Bagaimana tidak? Belum juga RUU larangan minol (minuman beralkohol) yang penuh intrik digolkan, muncul perpres (peraturan pesiden) yang melegalkan investasi miras (minuman keras). Kebijakan tersebut tertuang dalam Perpres No. 10 Tahun 2021 tentang Bidang Usaha Penanaman Modal yang telah ditandatangani Presiden Jokowi dan mulai berlaku per tanggal 02/02/2021 (Gelora.co, 25/02/2021).
Meski secara format Jokowi menyebutkan akan membuka izin investasi untuk industri miras dari skala besar hingga kecil dengan syarat investasi hanya dilakukan di 4 provinsi yakni di provinsi Bali, NTT, Sulut, dan Papua, hal ini tetap membuka peluang dijalankannya peraturan tersebut di semua tempat atas izin kepala daerah masing-masing.
Meski izin telah dikantongi, tetapi para tokoh agama bersuara keras dan kecewa atasnya. Seperti yang disampaikan oleh wakil ketua MUI Bapak Anwar Abbas. Beliau mengatakan bahwa pemerintah tidak menghiraukan kebaikan dan kemaslahatan serta kesejahteraan bagi masyarakat luas, namun lebih mengedepankan pertimbangan dan kepentingan penguasa dan pengusaha.

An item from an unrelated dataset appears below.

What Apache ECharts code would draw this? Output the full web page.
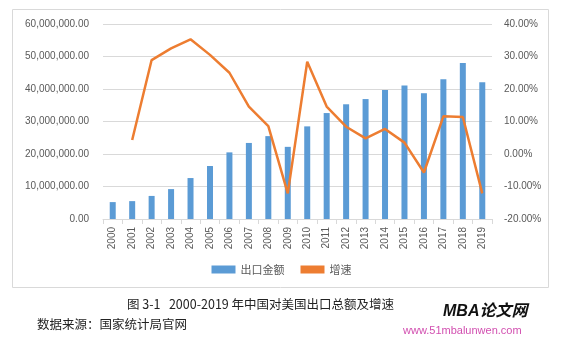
<!DOCTYPE html>
<html><head><meta charset="utf-8">
<script src="https://cdn.jsdelivr.net/npm/echarts@6/dist/echarts.min.js"></script>
<style>html,body{margin:0;padding:0;background:#fff}#c{width:563px;height:342px}</style>
</head><body><div id="c"></div>
<script>
const years = ['2000','2001','2002','2003','2004','2005','2006','2007','2008','2009','2010','2011','2012','2013','2014','2015','2016','2017','2018','2019'];
const exportAmount = [5.2e6,5.5e6,7.1e6,9.2e6,12.6e6,16.3e6,20.5e6,23.4e6,25.5e6,22.2e6,28.5e6,32.6e6,35.3e6,36.9e6,39.7e6,41.1e6,38.7e6,43.0e6,48.0e6,42.1e6];
const growthRate = [null,4.3,28.9,32.5,35.3,30.5,25.0,14.6,8.6,-12.1,28.4,14.6,8.4,4.8,7.7,3.5,-5.7,11.6,11.4,-12.1];
const seriesNames = ['出口金额','增速'];
const caption = '图 3-1   2000-2019 年中国对美国出口总额及增速';
const source = '数据来源：国家统计局官网';

const chart = echarts.init(document.getElementById('c'));
const fmtNum = v => v.toLocaleString('en-US',{minimumFractionDigits:2,maximumFractionDigits:2});
const axisTxt = {color:'#595959',fontSize:10,fontFamily:'Arial, Liberation Sans, sans-serif'};
chart.setOption({
  animation:false,
  grid:{left:103,right:71,top:24,bottom:123},
  legend:{
    bottom:62,left:'center',itemGap:16,itemWidth:24,itemHeight:8,
    textStyle:{color:'#595959',fontSize:11,fontFamily:'Noto Sans CJK SC'},
    data:[{name:seriesNames[0],icon:'rect'},{name:seriesNames[1],icon:'rect',itemStyle:{color:'#ED7D31'}}]
  },
  xAxis:{type:'category',data:years,
    axisLine:{lineStyle:{color:'#d9d9d9'}},
    axisTick:{show:true,lineStyle:{color:'#d9d9d9'},length:5},
    axisLabel:Object.assign({rotate:90,margin:8},axisTxt)},
  yAxis:[
    {type:'value',min:0,max:60e6,interval:10e6,
     axisLabel:Object.assign({formatter:fmtNum,margin:14},axisTxt),
     splitLine:{lineStyle:{color:'#d9d9d9',width:1}},axisLine:{show:false},axisTick:{show:false}},
    {type:'value',min:-20,max:40,interval:10,
     axisLabel:Object.assign({formatter:v=>v.toFixed(2)+'%',margin:12},axisTxt),
     splitLine:{show:false},axisLine:{show:false},axisTick:{show:false}}
  ],
  series:[
    {name:seriesNames[0],type:'bar',data:exportAmount,barWidth:6,itemStyle:{color:'#5B9BD5'}},
    {name:seriesNames[1],type:'line',yAxisIndex:1,data:growthRate,symbol:'none',
     lineStyle:{color:'#ED7D31',width:2.5},itemStyle:{color:'#ED7D31'},connectNulls:false}
  ],
  graphic:[
    {type:'rect',shape:{x:12.5,y:9.5,width:536,height:278},style:{fill:'none',stroke:'#d9d9d9',lineWidth:1},z:-1},
    {type:'text',left:127,top:298,style:{text:caption,fill:'#222',font:'12.5px "Noto Sans CJK SC"'}},
    {type:'text',left:37,top:318,style:{text:source,fill:'#222',font:'12.5px "Noto Sans CJK SC"'}},
    {type:'text',left:443,top:304,style:{text:'MBA论文网',fill:'#111',font:'italic bold 16px "Liberation Sans", "Noto Sans CJK SC"'}},
    {type:'text',left:403,top:325,style:{text:'www.51mbalunwen.com',fill:'#d24fb0',font:'11px "Liberation Sans"'}}
  ]
});
</script></body></html>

Penguasa hanya memandang investasi semata. Untung rugi jadi pikiran utama meski Nabi SAW telah bersabda, "Allah melaknat minuman keras, orang yang mengkonsumsinya, yang menuangkannya, penjualnya, pembelinya, pemerasnya, orang yang meminta untuk memeraskannya, pembawanya, orang yang minta untuk membawakannya dan orang yang memakan hasil dari penjualannya" (H.R. Abu Daud dan Al-Islam Hakim).
Sudah jelas tidak ada kompromi bagi haramnya miras. Allah SWT telah mengingatkan kepada manusia bahwa miras termasuk salah satu perbuatan setan yang merugikan pelakunya (baca T.Q.S. 5: 90-91). Miras juga dapat menutupi dan menghalangi akal untuk berpikir dengan jernih, sebab zatnya dapat memabukkan. Jika manusia telah hilang akal, tidak mampu lagi membedakan antara kebaikan dan keburukan, maka akan sering terjadi pembunuhan, pemerkosaan, perampokkan, dan lain sebagainya. Semua diawali dari konsumsi miras.

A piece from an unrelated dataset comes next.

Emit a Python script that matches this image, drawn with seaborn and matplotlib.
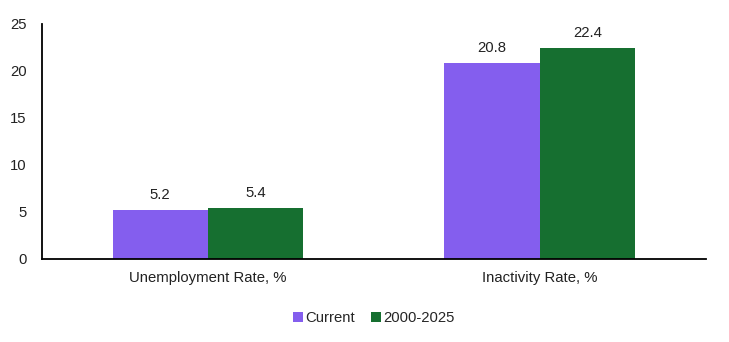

Hanya sistem Islam yakni Khilafah yang mampu menjaga manusia dari segala keharaman dan membantu mengamalkan kebaikan. Pemimpin dalam negara Khilafah yakni Khalifah tidak akan memberi ruang sedikit pun bagi perbuatan haram untuk dilakukan.
Tidak akan ada industri miras yang berani berdiri. Tidak akan ada investasi haram yang menjadikan rakyat serta generasi rusak. Khalifah dan seluruh jajarannya akan menjadikan negeri berkah penuh rahmat jauh dari segala maksiat. In Syaa Allah... Wallahu alam bii ashawab.